A newly discovered flaw in the popular open source Xen virtualisation hypervisor layer has prompted the Xen Project to urge users to update from the vulnerable version 4.5 to version 4.5.1 as soon as possible.

According to the Xen Project security team, the XSA-135 flaw is a heap overflow in the Quick Emulator code for the PCNET network interface controller.
By overlowing the heap, a guest who has access to an emulated PCNET network device can exploit the vulnerability to hijack the the QEMU process - which runs at elevated privileges in Xen - and take control of the host system.
The flaw follows the discovery of the Venom vulnerability in Xen in May this year, which was also traced back to QEMU.
Venom allowed attackers to overflow data buffers in the virtual floppy disc drive code in QEMU and execute arbitrary code with elevated privileges, making it possible to escape virtual machine security contexts.
Apart from Xen, Linux KVM and native QEMU clients were all affected by Venom.

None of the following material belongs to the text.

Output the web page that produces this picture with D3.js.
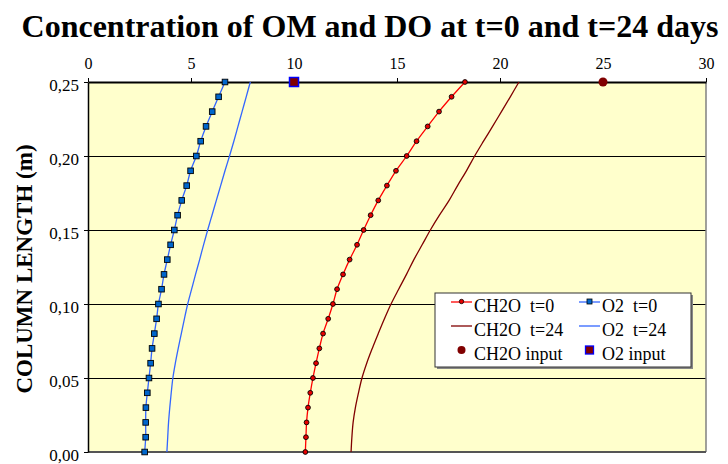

However, countermeasures against attacks on hardware emulation are relatively easy to defend against, security researcher Tamas Lengyel of Technical University of Munich, Germany, told iTnews after the Venom vulnerability struck.
A simple configuration change to restrict QEMU code to merely the virtual machine it provides emulation for, a feature called stub domains, is enough stop attackers from getting into the host system, Lengyel noted.
In its security advisory for XSA-135 earlier this month, the Xen Project security team noted that all systems running x86 hardware-assisted virtualisation (HVM) without stub domains are vulnerable to the flaw if the PCNET network interface is enabled.
However, including stub domains would come at the cost of slightly higher memory usage, which in turn would reduce the amount of virtual machines a provider could sell - acting as disincentive to enable the security feature.